[Task]: Pictures aside, repeat every entry exactly.

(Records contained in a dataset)
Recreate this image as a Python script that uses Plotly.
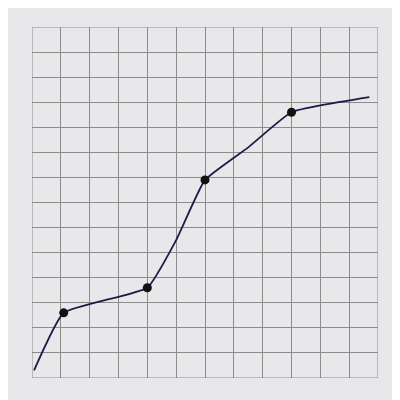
import plotly.graph_objects as go

line_x = [0.07, 1.1, 4.0, 5.0, 6.0, 7.5, 9.0, 11.7]
line_y = [0.3, 2.6, 3.6, 5.5, 7.9, 9.2, 10.6, 11.2]
pt_x = [1.1, 4.0, 6.0, 9.0]
pt_y = [2.6, 3.6, 7.9, 10.6]

fig = go.Figure()
fig.add_trace(go.Scatter(x=line_x, y=line_y, mode="lines",
                         line=dict(color="#1e1a4a", width=1.8, shape="spline", smoothing=0.4)))
fig.add_trace(go.Scatter(x=pt_x, y=pt_y, mode="markers",
                         marker=dict(color="#111111", size=9)))
ax = dict(showticklabels=False, showline=False, zeroline=False, showgrid=True,
          gridcolor="#8c8c8c", gridwidth=1, dtick=1, fixedrange=True)
fig.update_layout(width=392, height=392, showlegend=False,
                  margin=dict(l=24, r=22, t=19, b=22),
                  paper_bgcolor="#e8e8ea", plot_bgcolor="#e8e8ea",
                  xaxis=dict(range=[0, 12], **ax),
                  yaxis=dict(range=[0, 14], **ax))
fig.add_shape(type="rect", xref="x", yref="y", x0=0, x1=12, y0=0, y1=14,
              line=dict(color="#8c8c8c", width=1))
fig.write_html("out.html", config={"displayModeBar": False})
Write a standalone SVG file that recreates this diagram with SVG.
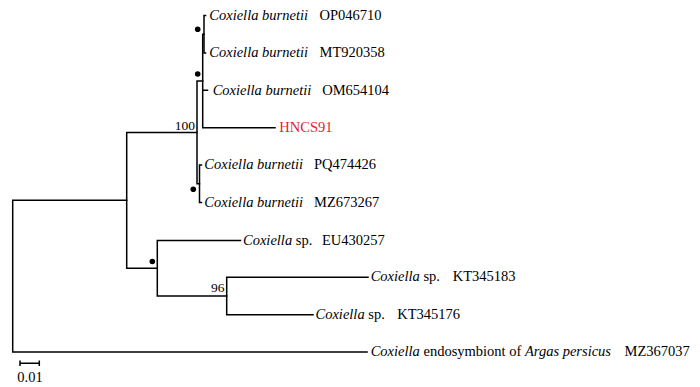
<svg xmlns="http://www.w3.org/2000/svg" width="700" height="387" viewBox="0 0 700 387">
<style>
.br{stroke:#000;stroke-width:1.5;fill:none;stroke-linecap:square}
.t{font-family:"Liberation Serif","Times New Roman",serif;font-size:14.5px;fill:#000}
.i{font-style:italic}
.bs{font-family:"Liberation Serif","Times New Roman",serif;font-size:13.5px;fill:#000;text-anchor:end}
.dot{fill:#000}
.red{fill:#e3232b}
</style>
<rect width="700" height="387" fill="#fff"/>
<g id="connectors" class="br">
<path d="M12.7,200.3V352.1M12.7,200.3H126.7M12.7,352.1H367"/>
<path d="M126.7,132.4V268.2M126.7,132.4H197M126.7,268.2H157.3"/>
<path d="M197,81V183.8M197,81H202.7M197,183.8H199.5"/>
<path d="M202.7,34.2V127.7M202.7,34.2H204M202.7,90.3H207.5M202.7,127.7H275"/>
<path d="M204,15.5V52.9M204,15.5H205.5M204,52.9H205.5"/>
<path d="M199.5,165.1V202.5M199.5,165.1H201.5M199.5,202.5H201.5"/>
<path d="M157.3,240.5V296M157.3,240.5H240.5M157.3,296H226.7"/>
<path d="M226.7,277.3V314.7M226.7,277.3H368M226.7,314.7H313"/>
</g>
<g id="node-op-mt"><circle class="dot" cx="197.7" cy="29.3" r="2.8"/></g>
<g id="node-burnetii-a"><circle class="dot" cx="197.7" cy="74" r="2.8"/></g>
<g id="node-100"><text class="bs" x="195" y="129.5">100</text></g>
<g id="node-pq-mz"><circle class="dot" cx="193.3" cy="189.3" r="2.8"/></g>
<g id="node-sp"><circle class="dot" cx="152.3" cy="261.5" r="2.8"/></g>
<g id="node-96"><text class="bs" x="224.5" y="292.3">96</text></g>
<g id="tip-OP046710"><text class="t" y="19.8"><tspan class="i" x="209.3">Coxiella burnetii</tspan><tspan x="319.5">OP046710</tspan></text></g>
<g id="tip-MT920358"><text class="t" y="57.2"><tspan class="i" x="209.3">Coxiella burnetii</tspan><tspan x="319.5">MT920358</tspan></text></g>
<g id="tip-OM654104"><text class="t" y="94.6"><tspan class="i" x="212.7">Coxiella burnetii</tspan><tspan x="322.2">OM654104</tspan></text></g>
<g id="tip-HNCS91"><text class="t red" x="279.3" y="131.6">HNCS91</text></g>
<g id="tip-PQ474426"><text class="t" y="169"><tspan class="i" x="204.3">Coxiella burnetii</tspan><tspan x="314">PQ474426</tspan></text></g>
<g id="tip-MZ673267"><text class="t" y="206.6"><tspan class="i" x="204.3">Coxiella burnetii</tspan><tspan x="314">MZ673267</tspan></text></g>
<g id="tip-EU430257"><text class="t" y="244.5"><tspan class="i" x="243">Coxiella</tspan><tspan> sp.</tspan><tspan x="322">EU430257</tspan></text></g>
<g id="tip-KT345183"><text class="t" y="281.4"><tspan class="i" x="370.7">Coxiella</tspan><tspan> sp.</tspan><tspan x="452.7">KT345183</tspan></text></g>
<g id="tip-KT345176"><text class="t" y="318.8"><tspan class="i" x="315.5">Coxiella</tspan><tspan> sp.</tspan><tspan x="397.2">KT345176</tspan></text></g>
<g id="tip-MZ367037"><text class="t" y="356.4"><tspan class="i" x="370.7">Coxiella</tspan><tspan> endosymbiont of </tspan><tspan class="i">Argas persicus</tspan><tspan x="624.5">MZ367037</tspan></text></g>
<g id="scale-bar">
<path class="br" d="M20,363.3H39.3M20,361.3V365.3M39.3,361.3V365.3"/>
<text class="t" x="17.3" y="381.7">0.01</text>
</g>
</svg>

[Written solution]:
Recreate this image as a Python script that uses Plotly.
import plotly.graph_objects as go

line_x = [0.07, 1.1, 4.0, 5.0, 6.0, 7.5, 9.0, 11.7]
line_y = [0.3, 2.6, 3.6, 5.5, 7.9, 9.2, 10.6, 11.2]
pt_x = [1.1, 4.0, 6.0, 9.0]
pt_y = [2.6, 3.6, 7.9, 10.6]

fig = go.Figure()
fig.add_trace(go.Scatter(x=line_x, y=line_y, mode="lines",
                         line=dict(color="#1e1a4a", width=1.8, shape="spline", smoothing=0.4)))
fig.add_trace(go.Scatter(x=pt_x, y=pt_y, mode="markers",
                         marker=dict(color="#111111", size=9)))
ax = dict(showticklabels=False, showline=False, zeroline=False, showgrid=True,
          gridcolor="#8c8c8c", gridwidth=1, dtick=1, fixedrange=True)
fig.update_layout(width=392, height=392, showlegend=False,
                  margin=dict(l=24, r=22, t=19, b=22),
                  paper_bgcolor="#e8e8ea", plot_bgcolor="#e8e8ea",
                  xaxis=dict(range=[0, 12], **ax),
                  yaxis=dict(range=[0, 14], **ax))
fig.add_shape(type="rect", xref="x", yref="y", x0=0, x1=12, y0=0, y1=14,
              line=dict(color="#8c8c8c", width=1))
fig.write_html("out.html", config={"displayModeBar": False})
Write a standalone SVG file that recreates this diagram with SVG.
<svg xmlns="http://www.w3.org/2000/svg" width="700" height="387" viewBox="0 0 700 387">
<style>
.br{stroke:#000;stroke-width:1.5;fill:none;stroke-linecap:square}
.t{font-family:"Liberation Serif","Times New Roman",serif;font-size:14.5px;fill:#000}
.i{font-style:italic}
.bs{font-family:"Liberation Serif","Times New Roman",serif;font-size:13.5px;fill:#000;text-anchor:end}
.dot{fill:#000}
.red{fill:#e3232b}
</style>
<rect width="700" height="387" fill="#fff"/>
<g id="connectors" class="br">
<path d="M12.7,200.3V352.1M12.7,200.3H126.7M12.7,352.1H367"/>
<path d="M126.7,132.4V268.2M126.7,132.4H197M126.7,268.2H157.3"/>
<path d="M197,81V183.8M197,81H202.7M197,183.8H199.5"/>
<path d="M202.7,34.2V127.7M202.7,34.2H204M202.7,90.3H207.5M202.7,127.7H275"/>
<path d="M204,15.5V52.9M204,15.5H205.5M204,52.9H205.5"/>
<path d="M199.5,165.1V202.5M199.5,165.1H201.5M199.5,202.5H201.5"/>
<path d="M157.3,240.5V296M157.3,240.5H240.5M157.3,296H226.7"/>
<path d="M226.7,277.3V314.7M226.7,277.3H368M226.7,314.7H313"/>
</g>
<g id="node-op-mt"><circle class="dot" cx="197.7" cy="29.3" r="2.8"/></g>
<g id="node-burnetii-a"><circle class="dot" cx="197.7" cy="74" r="2.8"/></g>
<g id="node-100"><text class="bs" x="195" y="129.5">100</text></g>
<g id="node-pq-mz"><circle class="dot" cx="193.3" cy="189.3" r="2.8"/></g>
<g id="node-sp"><circle class="dot" cx="152.3" cy="261.5" r="2.8"/></g>
<g id="node-96"><text class="bs" x="224.5" y="292.3">96</text></g>
<g id="tip-OP046710"><text class="t" y="19.8"><tspan class="i" x="209.3">Coxiella burnetii</tspan><tspan x="319.5">OP046710</tspan></text></g>
<g id="tip-MT920358"><text class="t" y="57.2"><tspan class="i" x="209.3">Coxiella burnetii</tspan><tspan x="319.5">MT920358</tspan></text></g>
<g id="tip-OM654104"><text class="t" y="94.6"><tspan class="i" x="212.7">Coxiella burnetii</tspan><tspan x="322.2">OM654104</tspan></text></g>
<g id="tip-HNCS91"><text class="t red" x="279.3" y="131.6">HNCS91</text></g>
<g id="tip-PQ474426"><text class="t" y="169"><tspan class="i" x="204.3">Coxiella burnetii</tspan><tspan x="314">PQ474426</tspan></text></g>
<g id="tip-MZ673267"><text class="t" y="206.6"><tspan class="i" x="204.3">Coxiella burnetii</tspan><tspan x="314">MZ673267</tspan></text></g>
<g id="tip-EU430257"><text class="t" y="244.5"><tspan class="i" x="243">Coxiella</tspan><tspan> sp.</tspan><tspan x="322">EU430257</tspan></text></g>
<g id="tip-KT345183"><text class="t" y="281.4"><tspan class="i" x="370.7">Coxiella</tspan><tspan> sp.</tspan><tspan x="452.7">KT345183</tspan></text></g>
<g id="tip-KT345176"><text class="t" y="318.8"><tspan class="i" x="315.5">Coxiella</tspan><tspan> sp.</tspan><tspan x="397.2">KT345176</tspan></text></g>
<g id="tip-MZ367037"><text class="t" y="356.4"><tspan class="i" x="370.7">Coxiella</tspan><tspan> endosymbiont of </tspan><tspan class="i">Argas persicus</tspan><tspan x="624.5">MZ367037</tspan></text></g>
<g id="scale-bar">
<path class="br" d="M20,363.3H39.3M20,361.3V365.3M39.3,361.3V365.3"/>
<text class="t" x="17.3" y="381.7">0.01</text>
</g>
</svg>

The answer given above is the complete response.